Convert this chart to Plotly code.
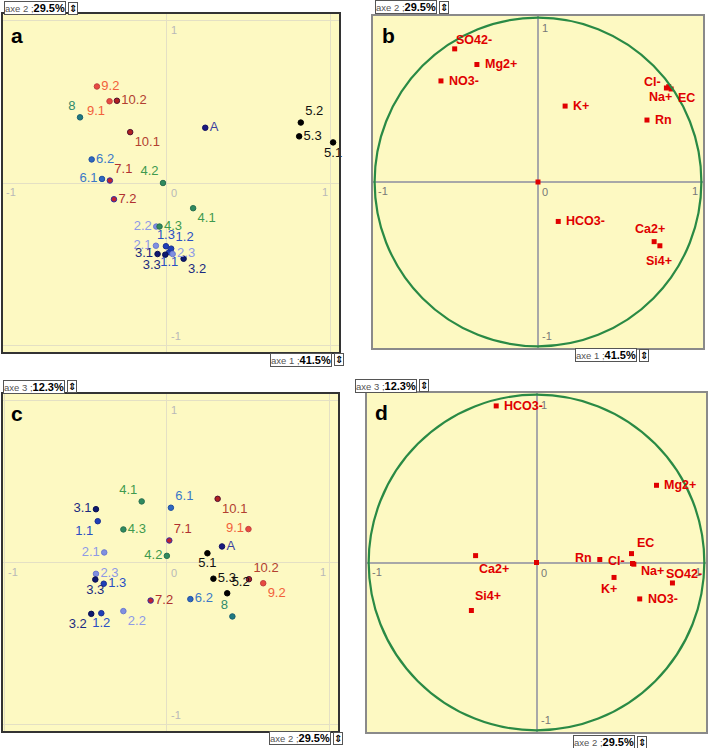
import plotly.graph_objects as go

# ---------------- data ----------------
obs_labels = ["1.1", "1.2", "1.3", "2.1", "2.2", "2.3", "3.1", "3.2", "3.3",
              "4.1", "4.2", "4.3", "5.1", "5.2", "5.3", "6.1", "6.2", "7.1",
              "7.2", "8", "9.1", "9.2", "10.1", "10.2", "A"]
obs_axe1 = [0.014, 0.026, -0.006, -0.067, -0.065, 0.035, -0.057, 0.102, -0.010,
            0.160, -0.024, -0.045, 1.014, 0.817, 0.807, -0.396, -0.459, -0.348,
            -0.323, -0.530, -0.350, -0.427, -0.224, -0.305, 0.234]
obs_axe2 = [-0.426, -0.404, -0.389, -0.386, -0.268, -0.437, -0.437, -0.466, -0.441,
            -0.155, 0.000, -0.268, 0.250, 0.372, 0.287, 0.025, 0.145, 0.015,
            -0.100, 0.404, 0.503, 0.594, 0.313, 0.506, 0.340]
obs_axe3 = [0.255, -0.313, -0.131, 0.062, -0.300, -0.070, 0.329, -0.317, -0.105,
            0.377, 0.041, 0.204, 0.057, -0.190, -0.100, 0.338, -0.226, 0.136,
            -0.235, -0.333, 0.206, -0.128, 0.393, -0.103, 0.099]

var_labels = ["SO42-", "Mg2+", "NO3-", "K+", "Cl-", "Na+", "EC", "Rn",
              "HCO3-", "Ca2+", "Si4+"]
var_axe1 = [-0.510, -0.374, -0.594, 0.166, 0.786, 0.800, 0.815, 0.667,
            0.124, 0.711, 0.746]
var_axe2 = [0.810, 0.715, 0.615, 0.462, 0.572, 0.580, 0.566, 0.377,
            -0.240, -0.363, -0.388]
var_axe3 = [-0.122, 0.460, -0.217, -0.089, -0.006, -0.010, 0.053, 0.018,
            0.933, 0.041, -0.286]
centre_point = [0.0]

axis_names = ["axe 1", "axe 2", "axe 3"]
axis_inertia = ["41.5%", "29.5%", "12.3%"]

# ---------------- styles ----------------
group_text = {"1": "#2a4fc4", "2": "#8e9ae6", "3": "#1b2a80", "4": "#3f9a4f",
              "5": "#111111", "6": "#3a78c8", "7": "#b03030", "8": "#2e8a6a",
              "9": "#f2603a", "10": "#b24030", "A": "#3b3fa0"}
group_fill = {"1": "#1f3fb8", "2": "#8090e0", "3": "#0d1a70", "4": "#2f8a5f",
              "5": "#000000", "6": "#2f68c0", "7": "#c02030", "8": "#1f7a80",
              "9": "#e84a40", "10": "#b02020", "A": "#1a1a80"}
group_edge = {"1": "#1a2f90", "2": "#6a7ad0", "3": "#0a1050", "4": "#2a7050",
              "5": "#000000", "6": "#2050a0", "7": "#3030a0", "8": "#1a6070",
              "9": "#c04040", "10": "#501030", "A": "#101060"}

pos_a = {"1.1": "bottom center", "1.2": "top right", "1.3": "top center",
         "2.1": "middle left", "2.2": "middle left", "2.3": "middle right",
         "3.1": "middle left", "3.2": "bottom right", "3.3": "bottom left",
         "4.1": "bottom right", "4.2": "top left", "4.3": "middle right",
         "5.1": "bottom center", "5.2": "top right", "5.3": "middle right",
         "6.1": "middle left", "6.2": "middle right", "7.1": "top right",
         "7.2": "middle right", "8": "top left", "9.1": "bottom left",
         "9.2": "middle right", "10.1": "bottom right", "10.2": "middle right",
         "A": "middle right"}
pos_c = {"1.1": "bottom left", "1.2": "bottom center", "1.3": "middle right",
         "2.1": "middle left", "2.2": "bottom right", "2.3": "middle right",
         "3.1": "middle left", "3.2": "bottom left", "3.3": "bottom center",
         "4.1": "top left", "4.2": "middle left", "4.3": "middle right",
         "5.1": "bottom center", "5.2": "top right", "5.3": "middle right",
         "6.1": "top right", "6.2": "middle right", "7.1": "top right",
         "7.2": "middle right", "8": "top left", "9.1": "middle left",
         "9.2": "bottom right", "10.1": "bottom right", "10.2": "top right",
         "A": "middle right"}
# variable-label offsets in pixels: (dx, dy-down, xanchor)
off_b = {"SO42-": (-1, -9, "left"), "Mg2+": (6, 0, "left"), "NO3-": (6, 0, "left"),
         "K+": (6, 0, "left"), "Cl-": (-3, -6, "right"), "Na+": (-8, 10, "center"),
         "EC": (5, 9, "left"), "Rn": (6, 0, "left"), "HCO3-": (6, 0, "left"),
         "Ca2+": (-4, -13, "center"), "Si4+": (-1, 15, "center")}
off_d = {"SO42-": (12, -9, "center"), "Mg2+": (6, 0, "left"), "NO3-": (6, 0, "left"),
         "K+": (-5, 12, "center"), "Cl-": (-5, -3, "right"), "Na+": (5, 7, "left"),
         "EC": (14, -11, "center"), "Rn": (-6, -1, "right"), "HCO3-": (6, 0, "left"),
         "Ca2+": (18, 13, "center"), "Si4+": (17, -15, "center")}

W, H = 709, 748
BG = "#fdf9c2"
FONT = "Liberation Sans, Arial, sans-serif"


def grp(lbl):
    return lbl.split(".")[0]


def px(x):
    return x / W


def py(y):
    return 1 - y / H


fig = go.Figure()

panels = {
    "a": dict(x=(3, 339), y=(14, 352), xr=[-1.0, 1.05], yr=[-1.04, 1.04]),
    "b": dict(x=(373, 703), y=(16, 348), xr=[-1.01, 1.01], yr=[-1.01, 1.01]),
    "c": dict(x=(3, 338), y=(394, 731), xr=[-1.01, 1.055], yr=[-1.04, 1.04]),
    "d": dict(x=(367, 706), y=(393, 732), xr=[-1.01, 1.01], yr=[-1.01, 1.01]),
}
ids = {"a": "", "b": "2", "c": "3", "d": "4"}

for key, xs, ys, pos in [("a", obs_axe1, obs_axe2, pos_a),
                         ("c", obs_axe2, obs_axe3, pos_c)]:
    fig.add_trace(go.Scatter(
        x=xs, y=ys, text=obs_labels, mode="markers+text",
        xaxis="x" + ids[key], yaxis="y" + ids[key],
        textposition=[pos[l] for l in obs_labels],
        textfont=dict(family=FONT, size=13,
                      color=[group_text[grp(l)] for l in obs_labels]),
        marker=dict(size=5.5, color=[group_fill[grp(l)] for l in obs_labels],
                    line=dict(width=1, color=[group_edge[grp(l)] for l in obs_labels])),
        cliponaxis=False, showlegend=False, hoverinfo="text"))

for key, xs, ys, off in [("b", var_axe1, var_axe2, off_b),
                         ("d", var_axe2, var_axe3, off_d)]:
    i = ids[key]
    fig.add_trace(go.Scatter(
        x=xs + centre_point, y=ys + centre_point, mode="markers",
        xaxis="x" + i, yaxis="y" + i,
        marker=dict(size=5, symbol="square", color="#e00000"),
        cliponaxis=False, showlegend=False, hoverinfo="skip"))
    for lbl, xv, yv in zip(var_labels, xs, ys):
        dx, dy, anc = off[lbl]
        fig.add_annotation(x=xv, y=yv, xref="x" + i, yref="y" + i, text="<b>%s</b>" % lbl,
                           showarrow=False, xanchor=anc, yanchor="middle",
                           xshift=dx, yshift=-dy,
                           font=dict(family=FONT, size=12.5, color="#e00000"))

layout = dict(width=W, height=H, margin=dict(l=0, r=0, t=0, b=0),
              paper_bgcolor="white", plot_bgcolor=BG,
              font=dict(family=FONT))
for key, p in panels.items():
    i = ids[key]
    circle_panel = key in ("b", "d")
    frame = "#8a8a8a" if circle_panel else "#333333"
    grid = "#a8a8a8" if circle_panel else "#e4e0c4"
    common = dict(showticklabels=False, ticks="", showline=True, mirror=True,
                  linecolor=frame, linewidth=2, zeroline=True,
                  zerolinecolor=grid, zerolinewidth=1.5 if circle_panel else 1,
                  showgrid=not circle_panel, gridcolor=grid,
                  tickvals=[-1, 0, 1], fixedrange=True)
    layout["xaxis" + i] = dict(domain=[px(p["x"][0]), px(p["x"][1])],
                               range=p["xr"], anchor="y" + i, **common)
    layout["yaxis" + i] = dict(domain=[py(p["y"][1]), py(p["y"][0])],
                               range=p["yr"], anchor="x" + i, **common)
fig.update_layout(**layout)

for key in ("b", "d"):
    i = ids[key]
    fig.add_shape(type="circle", xref="x" + i, yref="y" + i,
                  x0=-1, y0=-1, x1=1, y1=1,
                  line=dict(color="#2a8a45", width=2.2), layer="above")

for key in panels:
    i = ids[key]
    col = "#777777" if key in ("b", "d") else "#b8b8b8"
    f = dict(family=FONT, size=11, color=col)
    for (x, y, t, xa, ya, xs, ys) in [(-1, 0, "-1", "left", "top", 1, -1),
                                       (0, 0, "0", "left", "top", 2, -2),
                                       (1, 0, "1", "right", "top", -1, -1),
                                       (0, 1, "1", "left", "top", 2, -2),
                                       (0, -1, "-1", "left", "bottom", 2, 2)]:
        fig.add_annotation(x=x, y=y, xref="x" + i, yref="y" + i, text=t,
                           showarrow=False, xanchor=xa, yanchor=ya,
                           xshift=xs, yshift=ys, font=f)

for key, (lx, ly) in {"a": (9, 22), "b": (380, 22), "c": (9, 400), "d": (373, 399)}.items():
    fig.add_annotation(x=px(lx), y=py(ly), xref="paper", yref="paper",
                       text="<b>%s</b>" % key, showarrow=False,
                       xanchor="left", yanchor="top",
                       font=dict(family=FONT, size=21, color="black"))


def axis_box(idx, x_left, y_mid):
    fig.add_annotation(
        x=px(x_left), y=py(y_mid), xref="paper", yref="paper",
        text="<span style='color:#555;font-size:9.5px'>%s ;</span><b>%s</b>" % (axis_names[idx], axis_inertia[idx]),
        showarrow=False, xanchor="left", yanchor="middle",
        font=dict(family=FONT, size=11, color="black"),
        bordercolor="#555", borderwidth=1, borderpad=0, bgcolor="white")
    fig.add_annotation(
        x=px(x_left + 64), y=py(y_mid), xref="paper", yref="paper",
        text="<b>⇕</b>", showarrow=False, xanchor="left", yanchor="middle",
        font=dict(family="DejaVu Sans", size=10, color="black"),
        bordercolor="#555", borderwidth=1, borderpad=0, bgcolor="white")


axis_box(1, 4, 8.5)
axis_box(0, 270, 359.5)
axis_box(1, 375, 7.5)
axis_box(0, 575, 355)
axis_box(2, 3, 387)
axis_box(1, 269, 738)
axis_box(2, 355, 386)
axis_box(1, 573, 742)

fig.write_html("out.html",
               config={"displayModeBar": False},
               post_script="document.body.style.margin='0px';"
                           "document.body.style.overflow='hidden';")
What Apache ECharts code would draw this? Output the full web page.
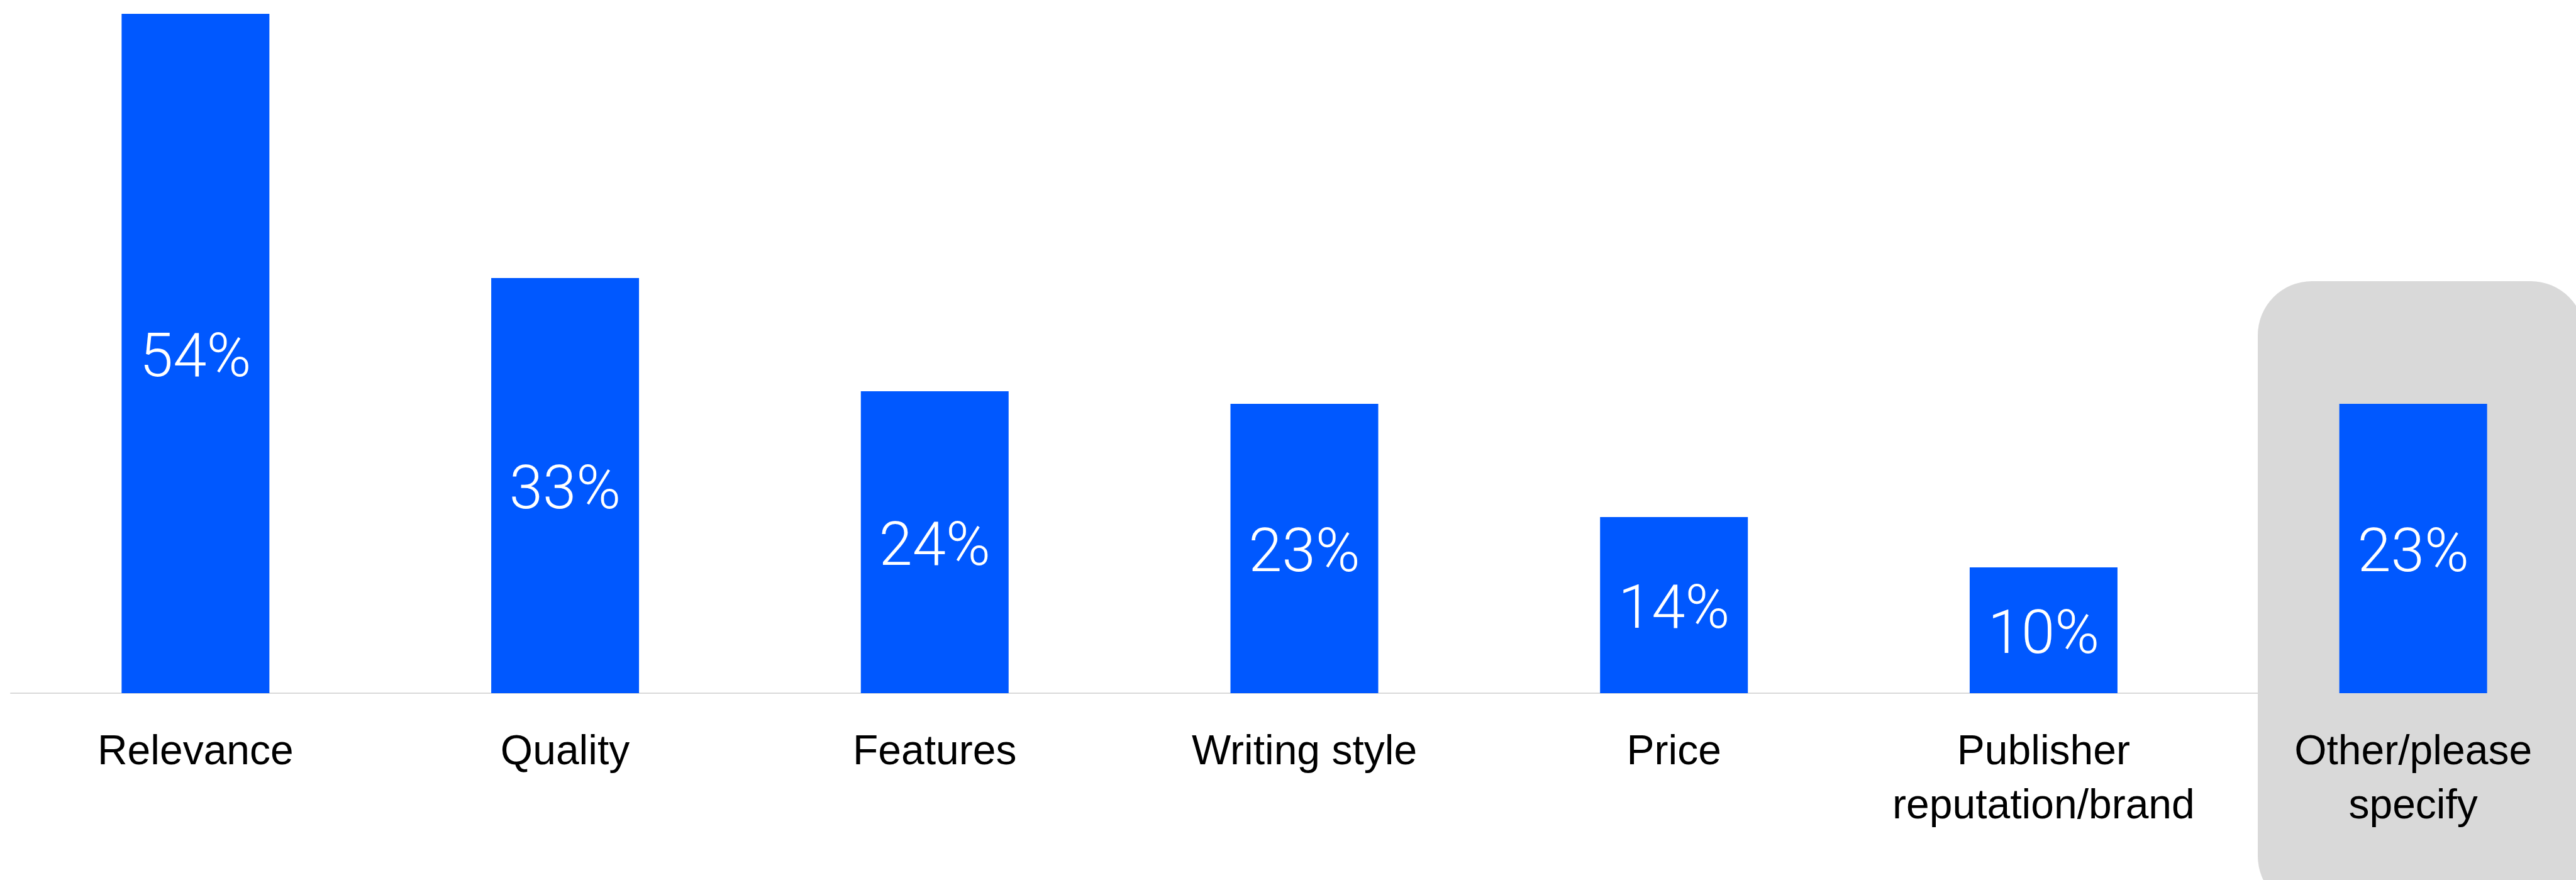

▶ _Problem description_
Repeat the listing above from its first line through the line that contains "import plotly.graph_objects as go", both included, and nothing more. Drop the pictures.

▶ _Task solution_
Convert this chart to Plotly code.
import plotly.graph_objects as go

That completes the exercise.